ジンさんは相変わらず、チーム内では浮いた存在、というのが強調されてますね。
若手にフォームの修正を助言したら「へたくそのくせにうざい」と陰口をたたかれ、
かつての恩師には、「逸材だったのに早々と引退か……」とつぶやかれ、散々です。
アマで活躍した人が、プロではそうでもないというのはよく聞く話ですが、
こんなに人徳がある人がそんな扱いでいいわけ?

しかもこんなにかっこいいのよ!
しっかりフォローしろよ、後輩!
ウンジェを気に入ってるドリーマーズのサードに期待したいところです。
あの人、人は良さそうだもんね。
ユニは、どうもドンアを疑っている様子。
彼女の語った身の上話は本物?だよね。
作り話をしそうなタイプなので、私もちょっと疑ってしまいました。
エキセントリックな彼女だけど、悲しいこともいっぱいあったんだね。
以前、
「なぜみんな盲目的に明日を信じられるの?
必ず明日が来るとは限らないのに」
と言って、ウンジェになんともいえない目で見つめられていましたね。
「そんな目で見るなら友達やめるよ」
とドンアが言ってたっけ。
どういう意味なのかな、と思っていましたが、
彼女の身の上に同情したウンジェの哀れみの視線が嫌だったのかな……。
ドンアとキム室長が一緒にいるところを見られてしまい、家まで知られてしまいました。
大丈夫かな~。
ふたりはつきあうことになって、これからが楽しみですけどね。
ぼけっとした女性が事故にあったときいて、即座にドンアのことを
思い浮かべるキム室長が好きだ。
「携帯を買ってはどうですか」
「キム室長を心配させたい」
そう答えるドンアは、天然で恋愛の達人だ~。
ドンアの勢いに押されて、キム室長は、らしくない失策を犯したと思います。
そもそもなぜ、ドンアがユニに身の上話をする経緯にいたったのか?
そこをきちんと追求しとけば、ユニの興味が恋心だとは思えないはずなんですけどね。
「ドンアさんは美人じゃないから!」
と訳のわからないことを言い出したキム室長は、無理矢理お茶をごちそうになりに、
ドンアの部屋へ上がり込みます。
「お茶!……をいっぱいいただきたい」
「え?家にお茶はないですよ」
「コーヒーでもいいです」
「飲まないんです。

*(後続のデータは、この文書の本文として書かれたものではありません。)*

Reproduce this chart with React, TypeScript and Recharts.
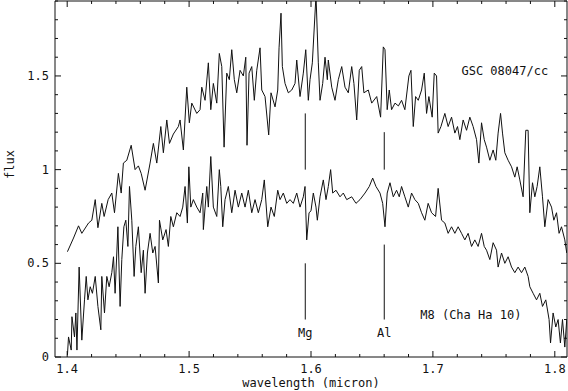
import React from "react";
import { LineChart, Line, XAxis, YAxis, ReferenceLine, ReferenceDot } from "recharts";

// GSC 08047/cc (upper spectrum)
const gscWave = [
  1.4002, 1.4052, 1.4093, 1.412, 1.4175, 1.4202, 1.423, 1.4252, 1.4284, 1.4303, 1.4336, 1.4366, 1.4388, 1.442,
  1.4443, 1.4461, 1.4489, 1.4525, 1.4557, 1.4584, 1.4607, 1.4639, 1.468, 1.4707, 1.4735, 1.4768, 1.4789, 1.4817,
  1.4839, 1.4871, 1.4912, 1.4926, 1.4953, 1.4981, 1.5002, 1.5022, 1.5063, 1.509, 1.5104, 1.5131, 1.5158, 1.5178,
  1.5199, 1.5227, 1.5248, 1.5268, 1.5287, 1.5309, 1.533, 1.535, 1.5371, 1.5391, 1.5418, 1.5445, 1.5465, 1.5475,
  1.5492, 1.5514, 1.5535, 1.5555, 1.5582, 1.5596, 1.5623, 1.5653, 1.5672, 1.5705, 1.5727, 1.5738, 1.5754, 1.5765,
  1.5787, 1.5814, 1.5842, 1.5869, 1.5883, 1.591, 1.5937, 1.5957, 1.5978, 1.5992, 1.6011, 1.6041, 1.606, 1.6074,
  1.6096, 1.6115, 1.6134, 1.6142, 1.617, 1.6197, 1.6224, 1.6252, 1.6279, 1.6306, 1.6334, 1.6352, 1.6375, 1.6396,
  1.6416, 1.6434, 1.647, 1.6498, 1.6539, 1.6571, 1.6593, 1.6607, 1.6625, 1.6642, 1.6661, 1.6689, 1.6717, 1.6743,
  1.677, 1.6803, 1.682, 1.6839, 1.6858, 1.688, 1.6907, 1.6929, 1.6948, 1.6967, 1.6994, 1.7011, 1.703, 1.7043,
  1.7066, 1.7098, 1.7125, 1.7153, 1.718, 1.7202, 1.7221, 1.7248, 1.7276, 1.7303, 1.733, 1.7358, 1.7377, 1.7399,
  1.7421, 1.744, 1.7467, 1.7494, 1.7516, 1.7535, 1.7555, 1.7571, 1.759, 1.7617, 1.7645, 1.7672, 1.7691, 1.7713,
  1.774, 1.7762, 1.7781, 1.7795, 1.7817, 1.7836, 1.7855, 1.7877, 1.7899, 1.7918, 1.7945, 1.7973, 1.7992, 1.8014,
  1.8035, 1.8055, 1.8082, 1.8098,
];
const gscFlux = [
  0.562, 0.635, 0.7, 0.66, 0.715, 0.73, 0.84, 0.69, 0.82, 0.75, 0.84, 0.875, 0.77, 0.98,
  0.875, 1.035, 1.05, 1.13, 1.0, 1.02, 0.98, 0.89, 1.035, 1.14, 1.035, 1.23, 1.09, 1.265,
  1.14, 1.19, 1.23, 1.265, 1.105, 1.44, 1.25, 1.355, 1.3, 1.32, 1.44, 1.37, 1.57, 1.32,
  1.46, 1.355, 1.62, 1.55, 1.12, 1.515, 1.48, 1.64, 1.48, 1.41, 1.53, 1.5, 1.6, 1.13,
  1.515, 1.55, 1.37, 1.53, 1.65, 1.425, 1.39, 1.185, 1.41, 1.335, 1.425, 1.65, 1.835, 1.55,
  1.46, 1.41, 1.425, 1.46, 1.585, 1.39, 1.515, 1.64, 1.37, 1.48, 1.57, 1.93, 1.57, 1.37,
  1.46, 1.6, 1.48, 1.585, 1.44, 1.37, 1.48, 1.55, 1.44, 1.41, 1.55, 1.46, 1.265, 1.53,
  1.55, 1.41, 1.425, 1.355, 1.39, 1.28, 1.655, 1.64, 1.32, 1.425, 1.32, 1.355, 1.34, 1.37,
  1.32, 1.5, 1.53, 1.23, 1.39, 1.37, 1.425, 1.515, 1.3, 1.39, 1.28, 1.515, 1.5, 1.195,
  1.23, 1.3, 1.23, 1.28, 1.195, 1.23, 1.16, 1.265, 1.21, 1.28, 1.23, 1.16, 1.035, 1.25,
  1.16, 1.12, 1.05, 1.105, 1.05, 1.195, 1.3, 1.195, 1.09, 1.05, 1.015, 0.96, 1.015, 0.945,
  0.855, 1.21, 1.21, 0.77, 0.93, 0.855, 0.91, 1.015, 0.855, 0.695, 0.84, 0.8, 0.73, 0.77,
  0.66, 0.695, 0.625, 0.555,
];

// M8 (Cha Ha 10) (lower spectrum)
const chaWave = [
  1.4002, 1.4011, 1.4033, 1.4039, 1.406, 1.4071, 1.408, 1.4098, 1.412, 1.4142, 1.4156, 1.417, 1.4189, 1.4207,
  1.423, 1.4252, 1.4276, 1.4284, 1.4306, 1.4325, 1.4344, 1.4366, 1.438, 1.4393, 1.4416, 1.4434, 1.4448, 1.4465,
  1.4481, 1.4498, 1.4511, 1.453, 1.4549, 1.4563, 1.4584, 1.4607, 1.4625, 1.4639, 1.4658, 1.468, 1.4702, 1.4721,
  1.4748, 1.4757, 1.4784, 1.4811, 1.483, 1.485, 1.4871, 1.4899, 1.4926, 1.4948, 1.4967, 1.4986, 1.4998, 1.5014,
  1.5035, 1.5063, 1.509, 1.5112, 1.5117, 1.5145, 1.5158, 1.5178, 1.5199, 1.5227, 1.5248, 1.526, 1.5276, 1.5295,
  1.5322, 1.535, 1.5377, 1.5404, 1.5432, 1.5459, 1.5486, 1.5514, 1.5541, 1.5568, 1.5596, 1.5617, 1.5645, 1.5672,
  1.5699, 1.5727, 1.5746, 1.5773, 1.5801, 1.5828, 1.5855, 1.5883, 1.591, 1.5937, 1.5951, 1.5965, 1.5984, 1.6,
  1.6019, 1.6041, 1.6052, 1.6074, 1.6101, 1.6123, 1.6142, 1.6161, 1.6178, 1.6205, 1.6238, 1.6265, 1.6293, 1.6334,
  1.6369, 1.6402, 1.6443, 1.6478, 1.6506, 1.6533, 1.6566, 1.6588, 1.6607, 1.6625, 1.6648, 1.6675, 1.6702, 1.6724,
  1.6743, 1.677, 1.6798, 1.6825, 1.6852, 1.688, 1.6907, 1.6934, 1.6961, 1.6989, 1.7022, 1.7043, 1.7071, 1.7098,
  1.7125, 1.7153, 1.718, 1.7207, 1.7235, 1.7262, 1.7289, 1.7317, 1.7344, 1.7371, 1.7399, 1.7421, 1.744, 1.7467,
  1.7494, 1.7522, 1.7535, 1.7563, 1.759, 1.7617, 1.7645, 1.7672, 1.7699, 1.7727, 1.7754, 1.7781, 1.7795, 1.7822,
  1.785, 1.7877, 1.7899, 1.7926, 1.7953, 1.7965, 1.7986, 1.8008, 1.8027, 1.8046, 1.8063, 1.8082, 1.8098,
];
const chaFlux = [
  0.01, 0.107, 0.037, 0.215, 0.107, 0.235, 0.037, 0.48, 0.09, 0.305, 0.43, 0.305, 0.375, 0.34,
  0.43, 0.27, 0.145, 0.43, 0.235, 0.43, 0.375, 0.45, 0.535, 0.34, 0.695, 0.27, 0.52, 0.695,
  0.73, 0.59, 0.91, 0.73, 0.43, 0.59, 0.695, 0.45, 0.57, 0.34, 0.555, 0.66, 0.555, 0.59,
  0.395, 0.73, 0.625, 0.68, 0.59, 0.75, 0.695, 0.77, 0.75, 0.8, 0.91, 0.715, 1.015, 0.8,
  0.84, 0.8, 0.77, 0.875, 0.68, 0.91, 0.8, 1.07, 0.8, 0.75, 1.0, 0.91, 0.695, 0.84,
  0.91, 0.77, 0.89, 0.8, 0.875, 0.8, 0.89, 0.77, 0.84, 0.77, 0.84, 0.945, 0.695, 0.8,
  0.75, 0.89, 0.84, 0.875, 0.82, 0.84, 0.82, 0.875, 0.8, 0.855, 0.91, 0.625, 0.77, 0.78,
  0.875, 0.8, 0.73, 0.855, 0.945, 0.84, 0.91, 1.0, 0.875, 0.89, 0.855, 0.875, 0.84, 0.855,
  0.82, 0.84, 0.875, 0.91, 0.955, 0.91, 0.875, 0.82, 0.695, 0.875, 0.93, 0.855, 0.89, 0.855,
  0.91, 0.855, 0.8, 0.875, 0.84, 0.82, 0.77, 0.73, 0.82, 0.77, 0.75, 0.9, 0.73, 0.715,
  0.66, 0.695, 0.66, 0.695, 0.66, 0.625, 0.66, 0.59, 0.625, 0.59, 0.66, 0.59, 0.57, 0.52,
  0.61, 0.57, 0.48, 0.555, 0.5, 0.535, 0.48, 0.45, 0.48, 0.45, 0.48, 0.43, 0.375, 0.34,
  0.305, 0.34, 0.27, 0.305, 0.2, 0.075, 0.235, 0.16, 0.2, 0.075, 0.2, 0.053, 0.2,
];

const xTicks = [
  1.4, 1.42, 1.44, 1.46, 1.48, 1.5, 1.52, 1.54, 1.56, 1.58, 1.6, 1.62, 1.64, 1.66, 1.68, 1.7, 1.72, 1.74, 1.76,
  1.78, 1.8,
];
const yTicks = [0, 0.1, 0.2, 0.3, 0.4, 0.5, 0.6, 0.7, 0.8, 0.9, 1, 1.1, 1.2, 1.3, 1.4, 1.5, 1.6, 1.7, 1.8, 1.9];

const lineMarks = [
  { name: "Mg", wave: 1.5953, upper: [1.3, 1.0], lower: [0.5, 0.2] },
  { name: "Al", wave: 1.6601, upper: [1.2, 1.0], lower: [0.6, 0.2] },
];

const gscData = gscWave.map((w, i) => ({ wave: w, flux: gscFlux[i] }));
const chaData = chaWave.map((w, i) => ({ wave: w, flux: chaFlux[i] }));

const FONT = "'DejaVu Sans Mono', monospace";
const INK = "#111";

const isMajorX = (v: number) => Math.abs(v * 10 - Math.round(v * 10)) < 1e-6;
const isMajorY = (v: number) => Math.abs(v * 2 - Math.round(v * 2)) < 1e-6;

// ticks point into the frame, as in the original plot
const BottomTick = (props: any) => {
  const x = Number(props.x);
  const y = Number(props.y);
  const major = isMajorX(props.payload.value);
  return (
    <g>
      <path d={`M${x},${y}V${y - (major ? 6 : 3)}`} stroke={INK} strokeWidth={1} fill="none" />
      {major && (
        <text x={x} y={y + 16} textAnchor="middle" fontFamily={FONT} fontSize={12} fill={INK}>
          {props.payload.value.toFixed(1)}
        </text>
      )}
    </g>
  );
};

const TopTick = (props: any) => {
  const x = Number(props.x);
  const y = Number(props.y);
  const major = isMajorX(props.payload.value);
  return <path d={`M${x},${y}V${y + (major ? 6 : 3)}`} stroke={INK} strokeWidth={1} fill="none" />;
};

const LeftTick = (props: any) => {
  const x = Number(props.x);
  const y = Number(props.y);
  const v = props.payload.value;
  const major = isMajorY(v);
  return (
    <g>
      <path d={`M${x},${y}H${x + (major ? 6 : 3)}`} stroke={INK} strokeWidth={1} fill="none" />
      {major && (
        <text x={x - 6} y={y + 4} textAnchor="end" fontFamily={FONT} fontSize={12} fill={INK}>
          {String(v)}
        </text>
      )}
    </g>
  );
};

const RightTick = (props: any) => {
  const x = Number(props.x);
  const y = Number(props.y);
  const major = isMajorY(props.payload.value);
  return <path d={`M${x},${y}H${x - (major ? 6 : 3)}`} stroke={INK} strokeWidth={1} fill="none" />;
};

const textLabel = (value: string) => ({
  value,
  position: "center" as const,
  fontFamily: FONT,
  fontSize: 12,
  fill: INK,
});

export default function App() {
  return (
    <div style={{ position: "absolute", left: 0, top: 0, background: "#fff" }}>
      <LineChart width={568} height={391} margin={{ top: 0, right: 0, left: 0, bottom: 0 }}>
        <XAxis
          dataKey="wave"
          type="number"
          domain={[1.39, 1.81]}
          allowDataOverflow
          ticks={xTicks}
          interval={0}
          tickSize={0}
          tickMargin={0}
          height={34}
          axisLine={{ stroke: INK }}
          tickLine={false}
          tick={BottomTick}
          label={{ value: "wavelength (micron)", position: "insideBottom", offset: 4, fontFamily: FONT, fontSize: 12, fill: INK }}
        />
        <XAxis
          xAxisId="top"
          dataKey="wave"
          orientation="top"
          type="number"
          domain={[1.39, 1.81]}
          allowDataOverflow
          ticks={xTicks}
          interval={0}
          tickSize={0}
          tickMargin={0}
          height={1}
          axisLine={{ stroke: INK }}
          tickLine={false}
          tick={TopTick}
        />
        <YAxis
          type="number"
          domain={[0, 1.9]}
          allowDataOverflow
          ticks={yTicks}
          interval={0}
          tickSize={0}
          tickMargin={0}
          width={55}
          axisLine={{ stroke: INK }}
          tickLine={false}
          tick={LeftTick}
          label={{ value: "flux", angle: -90, position: "insideLeft", offset: 10, fontFamily: FONT, fontSize: 12, fill: INK }}
        />
        <YAxis
          yAxisId="right"
          orientation="right"
          type="number"
          domain={[0, 1.9]}
          allowDataOverflow
          ticks={yTicks}
          interval={0}
          tickSize={0}
          tickMargin={0}
          width={1}
          axisLine={{ stroke: INK }}
          tickLine={false}
          tick={RightTick}
        />
        <Line data={gscData} dataKey="flux" stroke={INK} strokeWidth={1} dot={false} isAnimationActive={false} type="linear" />
        <Line data={chaData} dataKey="flux" stroke={INK} strokeWidth={1} dot={false} isAnimationActive={false} type="linear" />
        {/* invisible copy so the top / right frame axes get drawn */}
        <Line
          data={chaData}
          dataKey="flux"
          xAxisId="top"
          yAxisId="right"
          stroke="none"
          dot={false}
          activeDot={false}
          isAnimationActive={false}
        />
        {lineMarks.map((m) => (
          <ReferenceLine
            key={m.name + "u"}
            segment={[{ x: m.wave, y: m.upper[0] }, { x: m.wave, y: m.upper[1] }]}
            stroke={INK}
          />
        ))}
        {lineMarks.map((m) => (
          <ReferenceLine
            key={m.name + "l"}
            segment={[{ x: m.wave, y: m.lower[0] }, { x: m.wave, y: m.lower[1] }]}
            stroke={INK}
          />
        ))}
        {lineMarks.map((m) => (
          <ReferenceDot key={m.name + "t"} x={m.wave} y={0.128} r={0} fill="none" stroke="none" label={textLabel(m.name)} />
        ))}
        <ReferenceDot x={1.759} y={1.527} r={0} fill="none" stroke="none" label={textLabel("GSC 08047/cc")} />
        <ReferenceDot x={1.7311} y={0.224} r={0} fill="none" stroke="none" label={textLabel("M8 (Cha Ha 10)")} />
      </LineChart>
    </div>
  );
}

眠れなくなるから」
「……」
「ゆず茶ならありますけど、平気ですか?」
「何でもいい」
食い気味にかぶせてくるキム室長。
賞味期限を3ヶ月も過ぎてるお茶だとわかって、即座にカップを置く仕草が好きだ!
ガチャッて。
お茶と名前がついていますが、ゆず茶ってゆずのジャムだよね。
あれを溶かして甘い溶液にして飲むんだよね。
ホットレモネードみたいな感じ。
「おなか変になりました?」
「お茶を飲みに来たのではありません」
「じゃ何?」
「ドンアさんを、口説きに」
笑っちゃうドンア。
「つきあってください。返事は?」
「ありがとうございます」
「どういたしまして」
これでおつきあいの約束は完了……。
すごいふたりだよ。
そして恋人同士で譲れない数々の約束。
ふしだらになって本に書いてあったすべてをキム室長と試す!と豪語していたドンアですが、
やってることはかわいいもんです。
あだ名で呼び合う……。
一体キム室長のあだ名はどんなものなのだろうか……。知りたい。

何かを予感し、冷や汗をかくキム室長。テレパシーは……存在する!
反面、遅々として進まないムヨルとウンジェ。
目の前で、お兄さんじゃ嫌なの!と叫ばれて、気づかない方も気づかない方ですが、
それがモロに告白だと意識しない方も意識しない方です。
小学生並みのふたりは、鈍い!鈍すぎる!
最終的にはハッピーエンドになるだろうとは思ってますけどね~。
ムヨルを狙う犯人は、とうとう小動物殺害まで犯してしまいました。
こわいよ~。猫かわいそう。
掃除の時に外に出しちゃうってのがあり得ませんが……。
まさか、絵をやめてしまったジョンヒに再び才能を取り戻そうと、
スヨンさんがそんなことを?
いやいや、手をくだしたのは、ムヨルを脅迫していた犯人なわけですから。
あれ?それとも、後輩のくせに夫より成功したムヨルを妬む気持ちで?
ずっと前からムヨルを狙っていた?
いやいや、それじゃまるきり二重人格じゃないですか。
いくらなんでも演技であんなにムヨルと仲良くできないでしょ。
じゃあやっぱりジンさん?いやいや、それならムヨルのためにあんなに
がんばれないはずだよね。
コ記者も犯人を知りたくて行動してるわけだし、彼でもない。
じゃあやっぱり犯人は、何かとジョンヒに冷たい家政婦さん?
ユニとの関係は?
もしかして本当はユニのお母さん?
いやいやいやいや~。
ロマンスとサスペンス、コメディとシリアス、
うまいあんばいで進んでいってるドラマだと思います。
はやくウンジェが元気になってくれるといいなー。
いいかげんムヨルへの思いは吹っ切ってしまえ!
そうすると逆にムヨルが気にしてくれるようになる……かもね。